[Exercise requirements] Go through the entries one line at a time, and gather every line that has the word "this".

===== Data provided

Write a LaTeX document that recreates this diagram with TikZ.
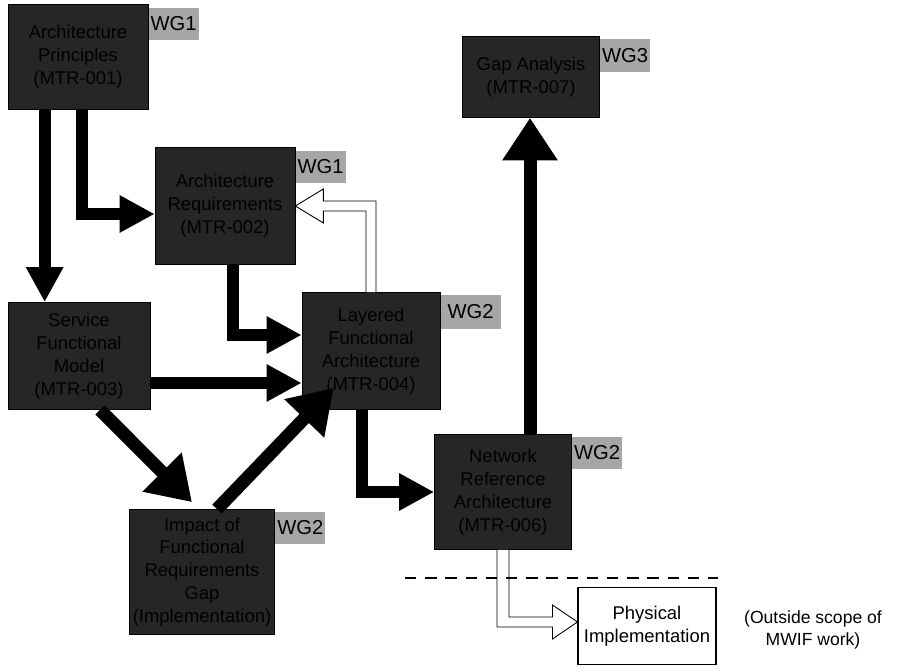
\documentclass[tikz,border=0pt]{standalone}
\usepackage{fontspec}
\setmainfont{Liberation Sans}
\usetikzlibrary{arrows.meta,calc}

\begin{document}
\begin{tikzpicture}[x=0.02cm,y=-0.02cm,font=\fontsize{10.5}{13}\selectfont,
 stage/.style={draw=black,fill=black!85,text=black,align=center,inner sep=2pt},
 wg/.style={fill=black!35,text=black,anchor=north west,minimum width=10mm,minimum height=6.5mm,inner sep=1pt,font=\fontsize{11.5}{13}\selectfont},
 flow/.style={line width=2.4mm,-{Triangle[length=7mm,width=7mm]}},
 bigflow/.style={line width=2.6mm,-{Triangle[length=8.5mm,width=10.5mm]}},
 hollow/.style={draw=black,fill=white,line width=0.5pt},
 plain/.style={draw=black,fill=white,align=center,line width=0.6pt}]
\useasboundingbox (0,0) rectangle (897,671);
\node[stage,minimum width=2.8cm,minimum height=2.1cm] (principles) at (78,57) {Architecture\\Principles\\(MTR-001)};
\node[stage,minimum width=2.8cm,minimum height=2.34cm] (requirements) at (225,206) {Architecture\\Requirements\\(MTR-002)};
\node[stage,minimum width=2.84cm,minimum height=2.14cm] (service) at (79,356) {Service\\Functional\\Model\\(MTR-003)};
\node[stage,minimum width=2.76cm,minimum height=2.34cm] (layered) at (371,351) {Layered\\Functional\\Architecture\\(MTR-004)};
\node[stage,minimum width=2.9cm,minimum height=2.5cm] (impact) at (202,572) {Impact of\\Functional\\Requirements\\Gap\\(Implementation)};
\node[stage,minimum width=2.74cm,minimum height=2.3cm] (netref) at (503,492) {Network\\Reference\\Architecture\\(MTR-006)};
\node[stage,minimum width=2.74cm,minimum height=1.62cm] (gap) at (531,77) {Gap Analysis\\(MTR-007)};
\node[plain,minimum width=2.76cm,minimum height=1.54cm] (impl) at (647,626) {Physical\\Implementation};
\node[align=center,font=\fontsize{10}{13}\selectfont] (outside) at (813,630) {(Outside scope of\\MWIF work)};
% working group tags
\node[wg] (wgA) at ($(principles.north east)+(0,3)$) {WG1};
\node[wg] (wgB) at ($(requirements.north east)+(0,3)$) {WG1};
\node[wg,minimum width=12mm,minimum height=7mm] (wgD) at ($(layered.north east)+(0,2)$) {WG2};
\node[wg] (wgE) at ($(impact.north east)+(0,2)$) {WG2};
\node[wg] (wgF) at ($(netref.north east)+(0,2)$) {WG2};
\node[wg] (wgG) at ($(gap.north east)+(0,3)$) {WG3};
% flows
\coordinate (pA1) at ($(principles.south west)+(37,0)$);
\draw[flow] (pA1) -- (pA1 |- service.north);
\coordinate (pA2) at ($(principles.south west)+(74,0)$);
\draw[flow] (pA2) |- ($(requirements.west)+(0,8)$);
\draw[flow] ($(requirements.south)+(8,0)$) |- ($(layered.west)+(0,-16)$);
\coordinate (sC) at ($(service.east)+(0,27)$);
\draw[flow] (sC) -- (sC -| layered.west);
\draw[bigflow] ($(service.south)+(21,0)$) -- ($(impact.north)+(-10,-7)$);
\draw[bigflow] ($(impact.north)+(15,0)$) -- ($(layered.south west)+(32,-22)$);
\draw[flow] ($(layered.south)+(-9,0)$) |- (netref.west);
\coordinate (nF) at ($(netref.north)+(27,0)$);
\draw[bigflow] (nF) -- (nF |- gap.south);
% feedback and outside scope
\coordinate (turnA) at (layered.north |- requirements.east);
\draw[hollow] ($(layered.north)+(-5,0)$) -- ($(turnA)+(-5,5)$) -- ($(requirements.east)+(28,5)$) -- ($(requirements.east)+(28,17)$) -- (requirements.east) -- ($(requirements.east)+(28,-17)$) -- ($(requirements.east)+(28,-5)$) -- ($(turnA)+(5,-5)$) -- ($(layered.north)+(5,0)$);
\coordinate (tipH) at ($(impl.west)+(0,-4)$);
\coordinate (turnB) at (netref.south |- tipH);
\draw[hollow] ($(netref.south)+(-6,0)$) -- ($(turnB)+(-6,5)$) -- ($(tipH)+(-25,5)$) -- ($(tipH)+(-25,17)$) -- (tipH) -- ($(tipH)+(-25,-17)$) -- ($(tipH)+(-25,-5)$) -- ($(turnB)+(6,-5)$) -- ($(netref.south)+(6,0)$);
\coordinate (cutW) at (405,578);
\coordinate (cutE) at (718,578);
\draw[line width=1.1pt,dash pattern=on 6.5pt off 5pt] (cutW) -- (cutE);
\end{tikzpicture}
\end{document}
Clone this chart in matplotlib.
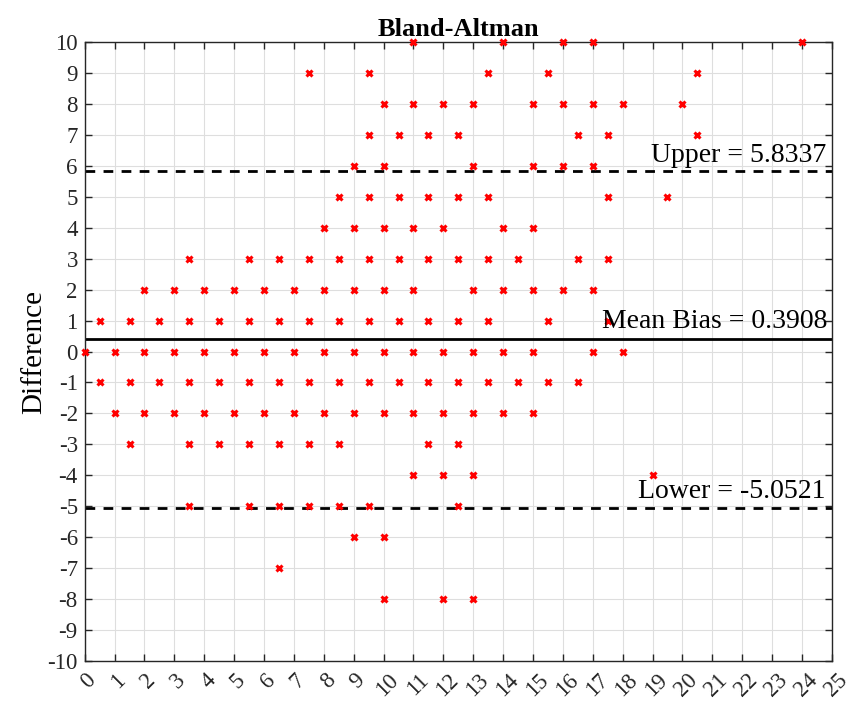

==========

[Reply to the task]
Write a LaTeX document that recreates this diagram with TikZ.
Clone this chart in matplotlib.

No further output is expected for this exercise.